Shares in Zalando plunged by almost a fifth on Friday after Europe’s largest online fashion retailer slashed its outlook for the year as consumers retrench amid deepening recession fears.
The Berlin-based company warned that revenues may not increase at all this year following a much weaker than expected second quarter, an abrupt reversal from just four months ago when Zalando forecast growth of 12 to 19 per cent.
In a bleak warning issued after markets closed on Thursday, Zalando said that “management now expects macroeconomic challenges to be longer lasting and more intense than previously anticipated.” Its hopes of a “rebound in consumer confidence in the short-term,” had been dashed, the group added.
The acknowledgment from Zalando, which was among the beneficiaries as the pandemic forced more shoppers online over the past two years, is one of the starkest signs yet of the toll higher inflation is taking on consumers.
While Zalando still expects to be profitable, its predicament is a sharp contrast to the benign backdrop it has enjoyed since going public in Frankfurt in 2014.

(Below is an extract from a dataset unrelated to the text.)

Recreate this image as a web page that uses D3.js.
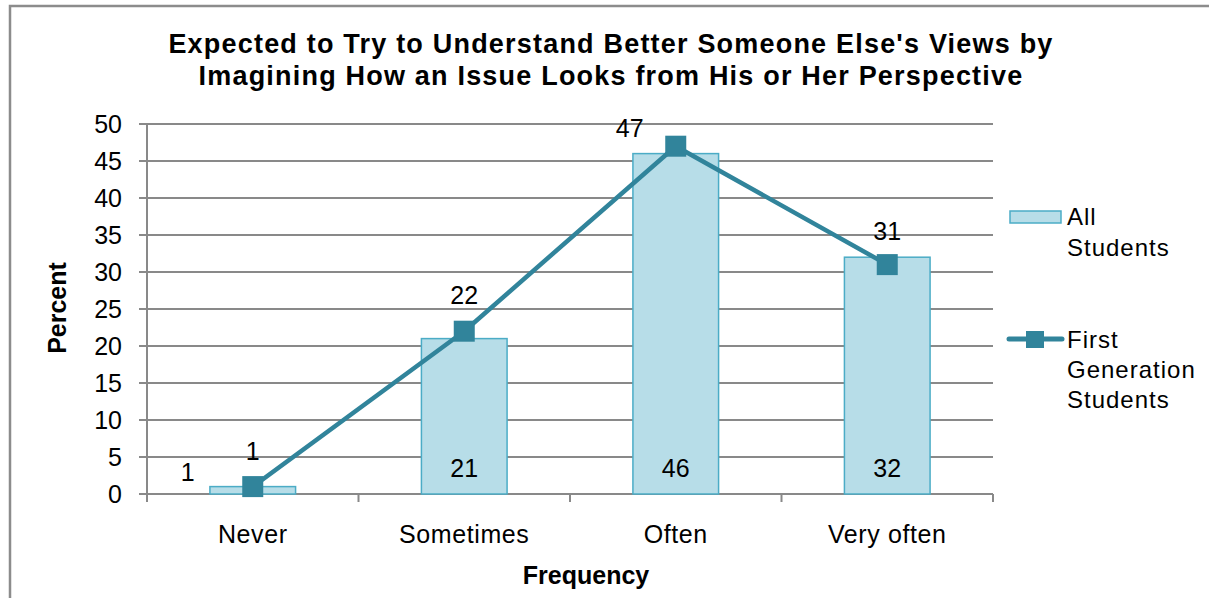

Since its listing in Frankfurt, Zalando had trumpeted its annual revenue growth of 25 per cent. Last year, buoyed by the pandemic, its revenues surged 30 per cent.
However, even before Thursday’s warning, Zalando’s shares been under pressure, making it the worst performing member of Germany’s Dax 40 blue-chip index, as investors anticipated that shopping habits adopted during the pandemic may not last.
Friday’s fall takes the group’s shares below its 2014 IPO price of €21.50. After peaking at €26.4bn in July 2021, its market capitalisation has collapsed to roughly €6bn. The shares fell as much as 17 per cent to €21.10 on Friday before recovering somewhat to trade down 15 per cent.
The darkening outlook from Zalando also hit the shares of UK-listed fashion retailers Asos and Boohoo, who have already been hit by a combination of a reversion to pre-pandemic shopping habits, higher costs and squeezed consumers.
Asos shares were down 4.5 per cent and Boohoo’s were 3.6 per cent weaker in early trading in London. Like Zalando, the companies have also had to grapple with more competition, notably from China’s Shein.
Zalando expects operating profits of just €180mn to €260mn for the year, well below its prediction from earlier in the year. However, that forecast is based on a “significant improvement in profitability in the second half of 2022”, the company said, adding that it had embarked on a cost-cutting plan. In the second quarter it lowered its marketing expenditure, cut infrastructure investments and introduced minimum order volumes in 15 countries.
According to analysts at Deutsche Bank, the company’s new guidance implies that its full-year earnings will be some 90 per cent lower than previously expected.
The analysts remain positive on Zalando in the long run, cautioning investors not to “throw the baby out with the bathwater” as Zalando was “a quality asset with realistic earnings expectations at a cheap valuation”.
“While this new environment is creating a negative impact on our financial performance, our strategy and long term goals are unchanged,” said co-chief executive Robert Gentz.